Your task is to transcribe all of the data below exactly, omitting the images.

* **Data block**:
**********

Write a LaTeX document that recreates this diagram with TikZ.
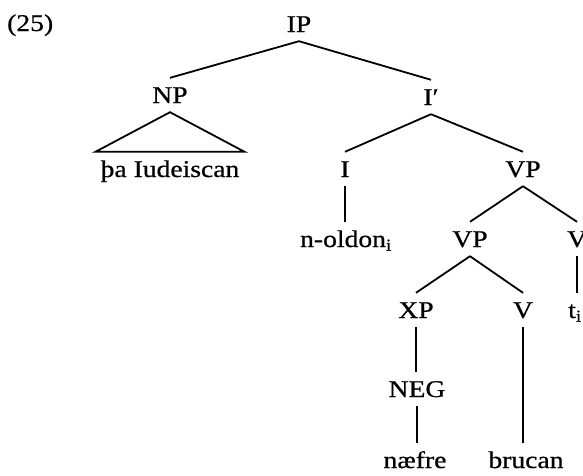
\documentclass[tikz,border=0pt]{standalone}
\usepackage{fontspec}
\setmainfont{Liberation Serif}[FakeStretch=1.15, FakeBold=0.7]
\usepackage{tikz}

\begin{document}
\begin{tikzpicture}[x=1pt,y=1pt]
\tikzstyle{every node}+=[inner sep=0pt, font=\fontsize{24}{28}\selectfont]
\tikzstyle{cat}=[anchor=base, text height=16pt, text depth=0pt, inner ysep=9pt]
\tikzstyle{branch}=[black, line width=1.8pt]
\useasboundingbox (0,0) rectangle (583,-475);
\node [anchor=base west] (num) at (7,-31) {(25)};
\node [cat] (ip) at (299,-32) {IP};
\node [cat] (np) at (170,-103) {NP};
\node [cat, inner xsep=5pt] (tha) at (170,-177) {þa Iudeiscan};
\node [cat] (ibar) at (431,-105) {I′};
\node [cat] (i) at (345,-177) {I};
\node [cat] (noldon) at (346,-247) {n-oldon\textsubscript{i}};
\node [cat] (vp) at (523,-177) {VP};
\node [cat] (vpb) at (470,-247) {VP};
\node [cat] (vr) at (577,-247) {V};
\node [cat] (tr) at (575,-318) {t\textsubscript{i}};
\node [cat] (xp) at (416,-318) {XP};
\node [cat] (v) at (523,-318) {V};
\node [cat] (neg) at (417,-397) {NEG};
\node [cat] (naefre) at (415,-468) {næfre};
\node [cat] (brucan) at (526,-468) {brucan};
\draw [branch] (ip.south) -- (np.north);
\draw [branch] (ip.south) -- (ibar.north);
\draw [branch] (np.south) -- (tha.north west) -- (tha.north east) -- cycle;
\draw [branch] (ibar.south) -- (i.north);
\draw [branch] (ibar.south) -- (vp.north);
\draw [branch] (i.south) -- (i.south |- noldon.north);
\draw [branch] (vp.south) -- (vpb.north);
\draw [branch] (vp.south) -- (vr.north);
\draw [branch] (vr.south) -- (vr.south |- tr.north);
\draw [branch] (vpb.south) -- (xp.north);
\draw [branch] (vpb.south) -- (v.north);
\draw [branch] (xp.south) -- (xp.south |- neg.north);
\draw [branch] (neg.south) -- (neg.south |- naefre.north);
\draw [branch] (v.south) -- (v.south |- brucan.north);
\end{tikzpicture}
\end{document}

**********

* **Task response**:
Write a LaTeX document that recreates this diagram with TikZ.
\documentclass[tikz,border=0pt]{standalone}
\usepackage{fontspec}
\setmainfont{Liberation Serif}[FakeStretch=1.15, FakeBold=0.7]
\usepackage{tikz}

\begin{document}
\begin{tikzpicture}[x=1pt,y=1pt]
\tikzstyle{every node}+=[inner sep=0pt, font=\fontsize{24}{28}\selectfont]
\tikzstyle{cat}=[anchor=base, text height=16pt, text depth=0pt, inner ysep=9pt]
\tikzstyle{branch}=[black, line width=1.8pt]
\useasboundingbox (0,0) rectangle (583,-475);
\node [anchor=base west] (num) at (7,-31) {(25)};
\node [cat] (ip) at (299,-32) {IP};
\node [cat] (np) at (170,-103) {NP};
\node [cat, inner xsep=5pt] (tha) at (170,-177) {þa Iudeiscan};
\node [cat] (ibar) at (431,-105) {I′};
\node [cat] (i) at (345,-177) {I};
\node [cat] (noldon) at (346,-247) {n-oldon\textsubscript{i}};
\node [cat] (vp) at (523,-177) {VP};
\node [cat] (vpb) at (470,-247) {VP};
\node [cat] (vr) at (577,-247) {V};
\node [cat] (tr) at (575,-318) {t\textsubscript{i}};
\node [cat] (xp) at (416,-318) {XP};
\node [cat] (v) at (523,-318) {V};
\node [cat] (neg) at (417,-397) {NEG};
\node [cat] (naefre) at (415,-468) {næfre};
\node [cat] (brucan) at (526,-468) {brucan};
\draw [branch] (ip.south) -- (np.north);
\draw [branch] (ip.south) -- (ibar.north);
\draw [branch] (np.south) -- (tha.north west) -- (tha.north east) -- cycle;
\draw [branch] (ibar.south) -- (i.north);
\draw [branch] (ibar.south) -- (vp.north);
\draw [branch] (i.south) -- (i.south |- noldon.north);
\draw [branch] (vp.south) -- (vpb.north);
\draw [branch] (vp.south) -- (vr.north);
\draw [branch] (vr.south) -- (vr.south |- tr.north);
\draw [branch] (vpb.south) -- (xp.north);
\draw [branch] (vpb.south) -- (v.north);
\draw [branch] (xp.south) -- (xp.south |- neg.north);
\draw [branch] (neg.south) -- (neg.south |- naefre.north);
\draw [branch] (v.south) -- (v.south |- brucan.north);
\end{tikzpicture}
\end{document}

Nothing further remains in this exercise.